My Beloved is Mine = BRITTEN: On this Island, Op. 11; The Holy Sonnets of John Donne, Op. 35; Seven Sonnets of Michelangelo, Op. 22; Canticle I “My Beloved is Mine”, Op. 40 – James Gilchrist, tenor/ Anna Tilbrook, p. – Linn multichannel SACD CKD 404, 62:16 (9/17/12) [Distr. by Naxos] ****:
James Gilchrist is almost the ideal Britten singer, especially in these works. All four require a tenderness, and light, airy sound that is able to navigate the oft-times horrifically difficult vocal lines, so expressive of individual words and sounds, but also a world unto themselves in their constantly arching lines and change of dynamic
On this Island was written when the composer was 24 years old, and its almost self-conscious excursions into high technique and perfected melody rival only the songs of Samuel Barber in their obsession with craft. The five songs are taken from texts of W. H. Auden, some of his less turgid, whom Britten had recently met and who was to prove a strong influence (he also met Peter Pears around this time).
It might seem strange that the Seven Sonnets of Michelangelo were written in America in 1940 at a time when Britten was anxious to try his skill in the setting of different languages (Les Illuminations was finished only a year earlier). The poetry itself is pure Michelangelo, lyrical by the very nature of the language, full of love and longing.
My beloved is mine is a post-war piece based on the poetry of Francis Quarles, who in turn based his on the biblical Song of Songs. It is one of five works, each radically different, that Britten called Canticle.

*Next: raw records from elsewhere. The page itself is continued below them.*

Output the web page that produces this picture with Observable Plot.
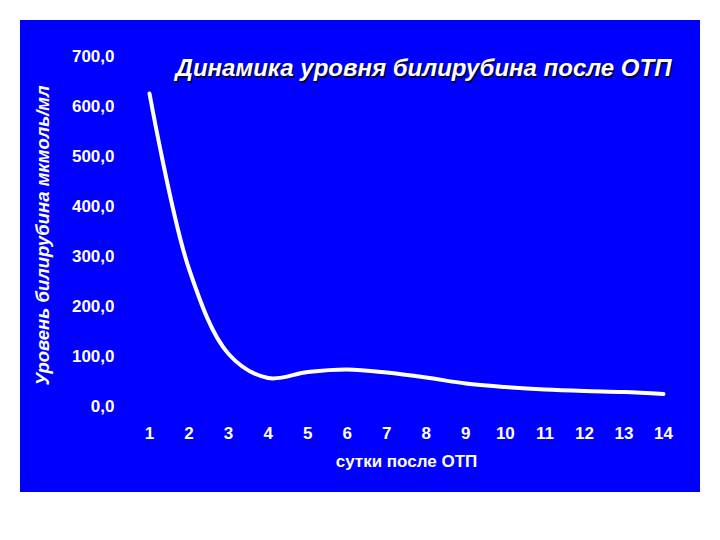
<!DOCTYPE html>
<html>
<head>
<meta charset="utf-8">
<script src="https://cdn.jsdelivr.net/npm/d3@7"></script>
<script src="https://cdn.jsdelivr.net/npm/@observablehq/plot@0.6"></script>
<style>
  html, body { margin: 0; padding: 0; background: #ffffff; }
  #wrap { position: absolute; left: 20px; top: 20px; width: 680px; height: 472px; background: #0000ff; }
  svg { display: block; }
</style>
</head>
<body>
<div id="wrap"></div>
<script>
const days = [1, 2, 3, 4, 5, 6, 7, 8, 9, 10, 11, 12, 13, 14];
const bilirubin = [626, 275, 105, 57, 69, 74, 68, 58, 46, 39, 34, 31, 29, 25];
const yTicks = [0, 100, 200, 300, 400, 500, 600, 700];
const titleText = "Динамика уровня билирубина после ОТП";
const xLabel = "сутки после ОТП";
const yLabel = "Уровень билирубина мкмоль/мл";

const data = days.map((d, i) => ({day: d, value: bilirubin[i]}));

const chart = Plot.plot({
  width: 680,
  height: 472,
  marginLeft: 129,
  marginRight: 37,
  marginTop: 36,
  marginBottom: 86,
  style: {background: "#0000ff", color: "#ffffff", fontFamily: "'Liberation Sans', Arial, sans-serif", fontWeight: "bold", fontSize: "17px"},
  x: {domain: [1, 14]},
  y: {domain: [0, 700]},
  marks: [
    Plot.axisY({ticks: yTicks, tickSize: 0, tickPadding: 35, tickFormat: d => d.toFixed(1).replace(".", ","),
      label: null, fontSize: 17, fill: "#ffffff"}),
    Plot.axisX({ticks: days, tickSize: 0, tickPadding: 20, tickFormat: d => String(d),
      label: xLabel, labelAnchor: "center", labelArrow: "none", labelOffset: 60, fontSize: 17, fill: "#ffffff"}),
    Plot.text([yLabel], {frameAnchor: "left", dx: -106, dy: 4, rotate: -90, textAnchor: "middle", lineAnchor: "middle",
      fill: "#ffffff", fontSize: 18.5, fontStyle: "italic", fontWeight: "bold"}),
    Plot.line(data, {x: "day", y: "value", curve: "catmull-rom", stroke: "#ffffff", strokeWidth: 4, strokeLinecap: "round"}),
    Plot.text([titleText], {frameAnchor: "top", dx: 18.5, dy: 13.5, lineAnchor: "middle", fill: "#000040",
      fontSize: 24, fontStyle: "italic", fontWeight: "bold"}),
    Plot.text([titleText], {frameAnchor: "top", dx: 17, dy: 12, lineAnchor: "middle", fill: "#ffffff",
      fontSize: 24, fontStyle: "italic", fontWeight: "bold"})
  ]
});
document.getElementById("wrap").appendChild(chart);
</script>
</body>
</html>
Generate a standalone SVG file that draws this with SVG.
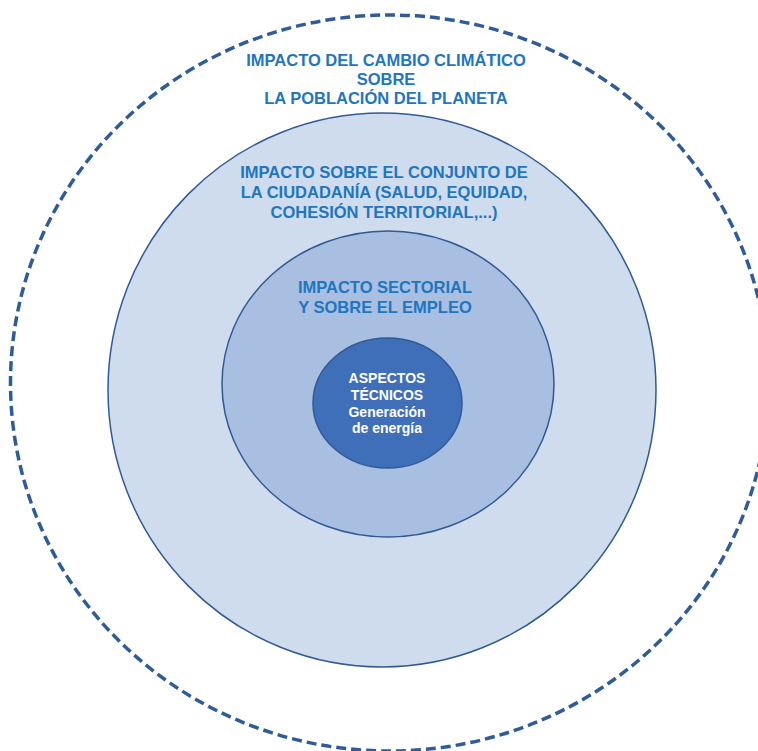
<svg xmlns="http://www.w3.org/2000/svg" width="758" height="751" viewBox="0 0 758 751">
<style>
.lbl{font-family:"Liberation Sans",Arial,sans-serif;font-weight:bold;font-size:16.5px;fill:#1F76BF;text-anchor:middle}
.w{font-family:"Liberation Sans",Arial,sans-serif;font-weight:bold;font-size:14px;fill:#FFFFFF;text-anchor:middle}
.ring{stroke:#2F5A96;stroke-width:1.5}
</style>
<rect width="758" height="751" fill="#FFFFFF"/>
<g id="outer">
<ellipse cx="389.5" cy="383" rx="379" ry="368" fill="none" stroke="#2E5C9B" stroke-width="3.5" stroke-dasharray="10 5"/>
<text class="lbl" x="386" y="66">IMPACTO DEL CAMBIO CLIMÁTICO</text>
<text class="lbl" x="386" y="85">SOBRE</text>
<text class="lbl" x="386" y="104">LA POBLACIÓN DEL PLANETA</text>
</g>
<g id="ciudadania">
<ellipse class="ring" cx="382" cy="390" rx="274" ry="277" fill="#CFDCED"/>
<text class="lbl" x="384" y="178">IMPACTO SOBRE EL CONJUNTO DE</text>
<text class="lbl" x="384" y="198">LA CIUDADANÍA (SALUD, EQUIDAD,</text>
<text class="lbl" x="384" y="218">COHESIÓN TERRITORIAL,...)</text>
</g>
<g id="sectorial">
<ellipse class="ring" cx="388" cy="384" rx="166" ry="153" fill="#A8BFE1"/>
<text class="lbl" x="385" y="293">IMPACTO SECTORIAL</text>
<text class="lbl" x="385" y="313">Y SOBRE EL EMPLEO</text>
</g>
<g id="tecnicos">
<ellipse class="ring" cx="387.5" cy="403" rx="74.5" ry="65" fill="#3F6FB8"/>
<text class="w" x="387" y="383">ASPECTOS</text>
<text class="w" x="387" y="400">TÉCNICOS</text>
<text class="w" x="387" y="417">Generación</text>
<text class="w" x="387" y="433">de energía</text>
</g>
<g id="connectors"/>
</svg>
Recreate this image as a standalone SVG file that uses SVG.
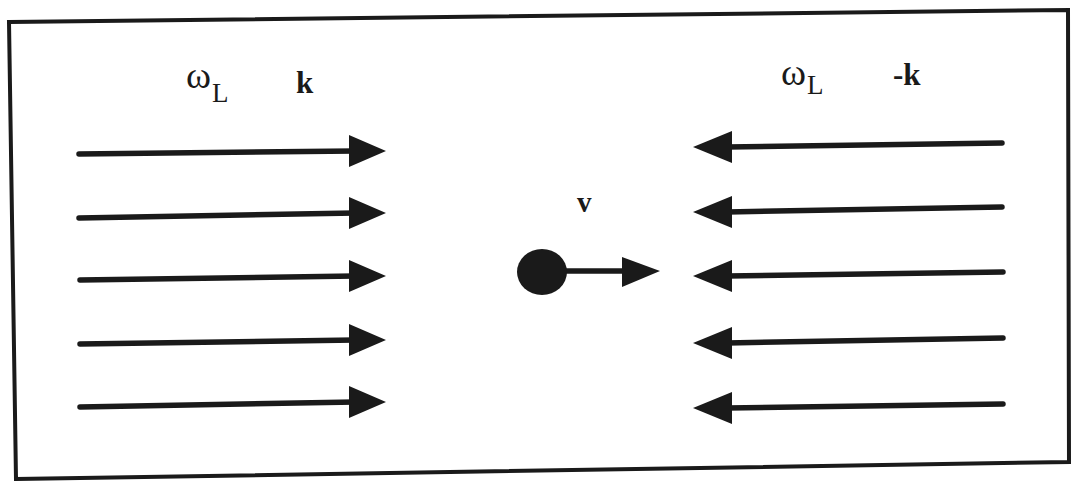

Finally, the greatest cycle on this disc is The Holy Sonnets of John Donne, written in 1945 after Britten returned from his self-imposed American exile. Though the war was over its spirit lingered in this dark and unsettling work, full of contradictions and tugs of war between love and hate, insecurity and steadfastness, faith and doubt, though in the end Donne usually wins and things work out okay. This is a profoundly affecting work of great nuance and very demanding on singer and audience, not for any sort of musical difficulties, but because of the intensity of the emotions.
Gilchrist sings wonderfully while pianist Tilbrook is with him every step of the way. I love hi-res surround sound in lieder performances; it adds an air of reality around the voice and enables the performers to emote more freely. This is a terrific production from Linn, complete with excellent notes and texts.